Chemikalienpolitik ohne Schutzambition
Eine liberale Chemikalienpolitik zur Förderung des „Chemiestandortes Deutschland“ stellt Industrieinteressen zudem über den Schutz von Gesundheit und Umwelt vor schädlichen Chemikalien, indem sie u.a. auf einen risikobasierten Ansatz setzt und Verbote gefährlicher Stoffgruppen, wie die häufig in Plastik enthaltenen PFAS, ablehnt. Problematisch dabei ist einerseits die Ambitionslosigkeit der durch die künftige Regierung verfolgten Politik. Andererseits suggerieren die gewählten Formulierungen, dass ein undifferenziertes Totalverbot von Chemikalien drohe oder die Aushebelung des risikobasierten Ansatzes auf EU-Ebene. Dies ist jedoch nicht der Fall. Der risikobasierte Ansatz greift jedoch häufig zu kurz, sodass ein gefahrenbasierter Ansatz nötig ist, um Gesundheit und Umwelt effektiv vor schädlichen Chemikalien zu schützen.
Bürokratieabbau als Gefahr für den Schutz von Verbraucher:innen
Auch der im Koalitionsvertrag vorgesehene Abbau von Berichtspflichten und Bürokratie ist kritisch zu betrachten: Als Maßnahme zur Entlastung der Industrie propagiert, kann sie zu einer Einschränkung der Transparenzpflichten und damit zu einer Einschränkung des Schutzes von Verbraucher:innen und deren informierten Entscheidungen führen.

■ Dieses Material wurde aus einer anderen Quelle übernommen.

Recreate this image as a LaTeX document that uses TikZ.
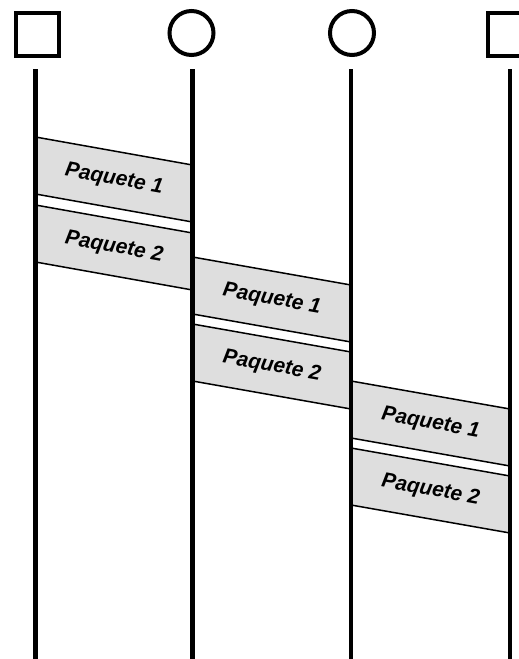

FAZIT: Rückwärtsgewandte Politik mit wenigen Hoffnungsfunken
Zu hoffen bleibt dabei nur, dass die vielen Leerstellen und Interpretationslücken im Koalitionsvertrag Raum lassen, einige wahrhaft fortschrittliche Maßnahmen umzusetzen und so auch die dringend benötigte #Plastikwende voranzubringen.